When construction of a new addition on the Boston University School of Law’s campus is finished this summer, it will mark six years from conception to completion. But the spacious 93,000-square-foot, five-story structure set to replace the school’s iconic Josep Lluís Sert–designed law tower as a classroom facility almost didn’t happen.

In 2008, Boston University officials feared that Sert’s law school building would need, at the very least, a substantial renovation. The 265-foot tower, which was erected during the first half of the 1960s, had lost favor with students and faculty because of its inefficient design. University officials approached the Cambridge-based Bruner/Cott & Associates to help them assess the practicality of such a renovation—and to offer their own suggestions.

 

“The dean of the law school had two complaints about the building,” Leland Cott, a founding principal of Bruner/Cott, told AN. “Aside from the issue of leaking and snowdrifts in the classrooms, functionally it had too small of a floor plate for a tower and the classrooms were not easily accessible.

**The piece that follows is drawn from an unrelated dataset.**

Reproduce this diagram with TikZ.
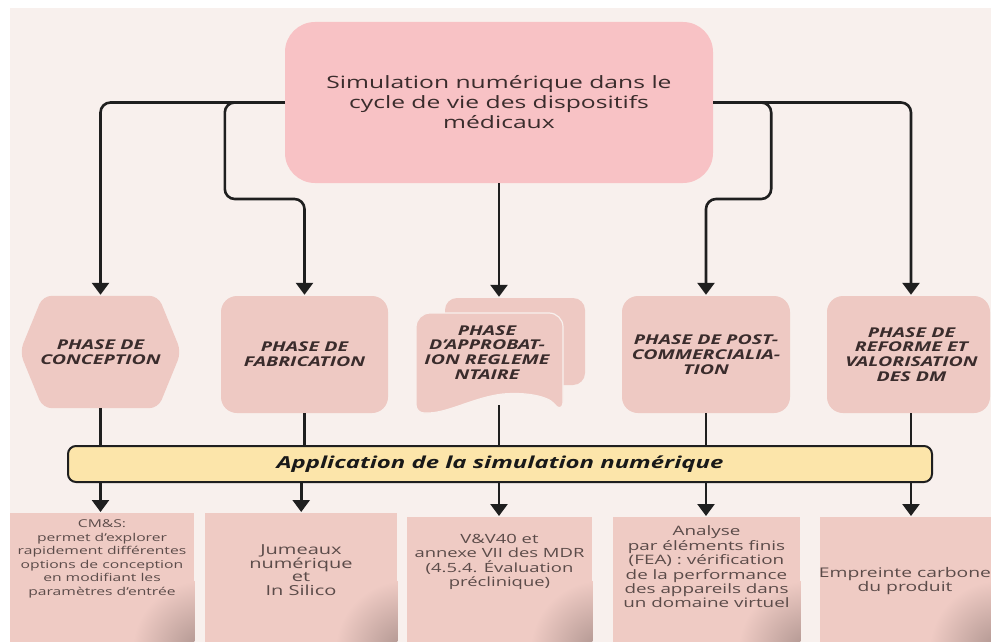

It was a flaw in Sert’s design to put classrooms in the tower and then expect students to get there efficiently in small elevators.”

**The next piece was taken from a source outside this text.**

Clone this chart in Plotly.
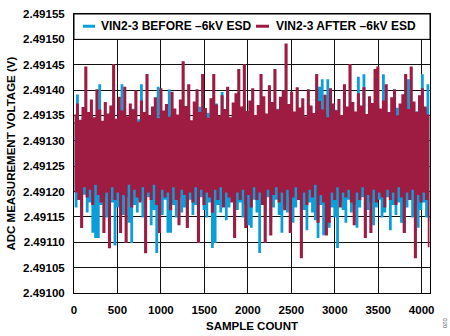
import plotly.graph_objects as go

# ADC readings, in microvolts above 2.49100 V, one value every 16 samples
BASE_V = 2.49100
SAMPLE_STEP = 16

before_uv = [
    335, 170, 390, 185, 328, 150, 345, 195, 322, 160, 350, 180, 330, 120, 340, 110,
    325, 110, 410, 175, 332, 190, 348, 150, 326, 165, 355, 180, 320, 95, 338, 170,
    360, 185, 410, 155, 330, 190, 344, 140, 327, 100, 362, 175, 324, 160, 341, 185,
    410, 150, 333, 170, 350, 190, 329, 135, 365, 165, 322, 80, 405, 180, 340, 155,
    331, 185, 352, 120, 400, 120, 336, 175, 320, 150, 346, 190, 370, 160, 328, 170,
    339, 140, 358, 185, 323, 155, 345, 175, 334, 130, 366, 190, 321, 165, 343, 150,
    354, 180, 330, 90, 337, 100, 372, 175, 325, 160, 395, 185, 340, 145, 400, 170,
    326, 190, 349, 130, 335, 165, 360, 180, 322, 150, 344, 175, 331, 135, 353, 130,
    368, 185, 327, 160, 341, 80, 333, 175, 356, 150, 320, 190, 400, 140, 338, 170,
    329, 185, 362, 155, 346, 120, 324, 175, 336, 160, 365, 190, 330, 140, 350, 170,
    340, 185, 322, 150, 367, 165, 334, 125, 352, 180, 327, 160, 345, 145, 370, 110,
    405, 175, 420, 115, 338, 185, 420, 130, 350, 170, 330, 150, 360, 90, 343, 180,
    324, 165, 355, 140, 336, 185, 368, 160, 329, 175, 351, 130, 425, 170, 340, 190,
    430, 150, 332, 165, 358, 180, 325, 135, 347, 170, 370, 185, 337, 150, 430, 160,
    328, 190, 353, 125, 342, 175, 322, 155, 364, 180, 335, 140, 350, 120, 372, 170,
    420, 185, 338, 150, 326, 175, 357, 130, 344, 165, 430, 180, 362, 150, 410, 140,
]

after_uv = [
    350, 200, 372, 185, 340, 130, 365, 210, 445, 190, 355, 205, 380, 175, 345, 215,
    400, 195, 360, 180, 338, 120, 375, 200, 352, 90, 368, 210, 450, 185, 342, 200,
    385, 120, 358, 195, 405, 100, 347, 215, 372, 170, 360, 205, 398, 190, 336, 180,
    378, 210, 355, 80, 430, 200, 349, 185, 366, 215, 384, 175, 343, 120, 402, 205,
    358, 190, 371, 200, 346, 165, 395, 210, 362, 185, 350, 135, 380, 205, 455, 195,
    367, 130, 410, 200, 339, 180, 376, 210, 400, 100, 355, 205, 430, 175, 363, 200,
    344, 190, 382, 160, 430, 205, 370, 185, 348, 210, 388, 170, 361, 200, 405, 190,
    345, 180, 374, 110, 392, 200, 440, 185, 366, 205, 450, 130, 357, 195, 378, 170,
    402, 210, 349, 185, 369, 200, 430, 175, 386, 100, 352, 205, 408, 115, 375, 195,
    440, 210, 360, 180, 385, 200, 398, 165, 490, 205, 371, 120, 395, 190, 356, 210,
    404, 185, 364, 70, 382, 200, 347, 175, 400, 205, 368, 190, 353, 215, 430, 140,
    377, 195, 360, 180, 389, 115, 345, 140, 402, 200, 372, 185, 358, 210, 381, 170,
    349, 200, 410, 190, 366, 205, 450, 180, 375, 135, 356, 200, 392, 185, 368, 210,
    404, 110, 351, 195, 386, 120, 373, 205, 440, 180, 445, 200, 362, 190, 378, 170,
    410, 205, 355, 185, 384, 200, 400, 175, 348, 210, 372, 190, 390, 120, 430, 200,
    361, 185, 445, 205, 376, 70, 355, 195, 388, 180, 402, 200, 366, 185, 350, 90,
]

SERIES_NAMES = ["VIN2-3 BEFORE \u20136kV ESD", "VIN2-3 AFTER \u20136kV ESD"]
X_TITLE = "SAMPLE COUNT"
Y_TITLE = "ADC MEASUREMENT VOLTAGE (V)"

BLUE = "#0A9FD8"
RED = "#9E1B42"
FONT = "Liberation Sans, Arial, sans-serif"

samples = [i * SAMPLE_STEP for i in range(len(before_uv))]
y_before = [BASE_V + v * 1e-6 for v in before_uv]
y_after = [BASE_V + v * 1e-6 for v in after_uv]

fig = go.Figure()
fig.add_trace(go.Scatter(x=samples, y=y_before, mode="lines", name=SERIES_NAMES[0],
                         line=dict(color=BLUE, width=1.4, shape="hv"), showlegend=False))
fig.add_trace(go.Scatter(x=samples, y=y_after, mode="lines", name=SERIES_NAMES[1],
                         line=dict(color=RED, width=1.7, shape="hv"), showlegend=False))

L, R, T, B = 74, 20, 8, 43
W, H = 450, 336
pw, ph = W - L - R, H - T - B

def px(xpix):
    return (xpix - L) / pw

def py(ypix):
    return (H - B - ypix) / ph

# white legend band above the 2.49150 grid line
fig.add_shape(type="rect", xref="paper", yref="y", x0=0, x1=1, y0=2.49150, y1=2.49155,
              fillcolor="white", line=dict(color="black", width=1), layer="above")
fig.add_shape(type="line", xref="paper", yref="paper", x0=px(83), x1=px(95),
              y0=py(20.5), y1=py(20.5), line=dict(color=BLUE, width=3), layer="above")
fig.add_shape(type="line", xref="paper", yref="paper", x0=px(256), x1=px(269),
              y0=py(20.5), y1=py(20.5), line=dict(color=RED, width=3), layer="above")

bold = dict(family=FONT, size=12, color="black", weight="bold")
fig.add_annotation(text=SERIES_NAMES[0], xref="paper", yref="paper", x=px(99), y=py(20.5),
                   xanchor="left", yanchor="middle", showarrow=False, font=bold)
fig.add_annotation(text=SERIES_NAMES[1], xref="paper", yref="paper", x=px(274), y=py(20.5),
                   xanchor="left", yanchor="middle", showarrow=False, font=bold)
fig.add_annotation(text=X_TITLE, xref="paper", yref="paper", x=0.5, y=py(326.5),
                   xanchor="center", yanchor="middle", showarrow=False,
                   font=dict(family=FONT, size=11.5, color="black", weight="bold"))
fig.add_annotation(text=Y_TITLE, xref="paper", yref="paper", x=px(10), y=0.5,
                   xanchor="center", yanchor="middle", textangle=-90, showarrow=False,
                   font=dict(family=FONT, size=11.5, color="black", weight="bold"))
fig.add_annotation(text="020", xref="paper", yref="paper", x=px(445), y=py(324),
                   xanchor="center", yanchor="middle", textangle=90, showarrow=False,
                   font=dict(family=FONT, size=6, color="#666"))

tickfont = dict(family=FONT, size=11.5, color="black", weight="bold")
fig.update_layout(
    width=W, height=H,
    margin=dict(l=L, r=R, t=T, b=B, pad=0),
    paper_bgcolor="white", plot_bgcolor="white",
    xaxis=dict(range=[0, 4096], tick0=0, dtick=500, showgrid=True, gridcolor="#111",
               gridwidth=1, zeroline=False, showline=True, linecolor="black", linewidth=1,
               mirror=True, ticks="", tickfont=tickfont, ticklabelstandoff=6),
    yaxis=dict(range=[2.49100, 2.49155], tick0=2.49100, dtick=0.00005, tickformat=".5f",
               showgrid=True, gridcolor="#111", gridwidth=1, zeroline=False, showline=True,
               linecolor="black", linewidth=1, mirror=True, ticks="", tickfont=tickfont,
               ticklabelstandoff=6),
)

fig.write_html("out.html")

Cott and his team of designers believed that with a little ingenuity the tower could be preserved while also meeting the school’s criteria that a new facility include state of the art classrooms, a new library facility, and informal meeting places for students. The architects devised a separate building adjacent to the tower that would create more horizontal space, improve classroom accessibility, and provide room for students to congregate. The tower, the team decided, would be revamped to house the school’s administrative departments and faculty offices. Thus the Sumner M. Redstone building—named after the media magnate who gave a lead gift to the $130 million project—was born.

   

The design team chose limestone as the principal material because of its similar aesthetic qualities to those used for the law tower and the theology building, which lies to the south of the Redstone building. The design’s glass portions bring the project into the 21st century. Cantilevers on the north and west sides complement those Sert incorporated into his other buildings on the campus and create a dialogue with the surroundings, said Cott. The building’s central element and entryway is a 4,000 square-foot, glass-enclosed winter garden. It also serves as an informal gathering space for the student body.

For Cott, one of the challenges of the design was in keeping with Sert’s initial vision. “I knew Sert,” he said. “He was the Dean of Harvard’s Graduate School of Design when I attended. My design team frequently asked, ‘What would Sert have thought of this? Would he object?’”

Cott said that Sert would approve not only of the project, but of the effort to reinvigorate his works for a modern audience. “When you’re dealing with a master like Sert, an architect of significant importance, we look to ways of preserving his architecture and correcting the faults that people have with it in ways that will make people like it once again. I think that’s what we and Boston University have succeeded at doing.”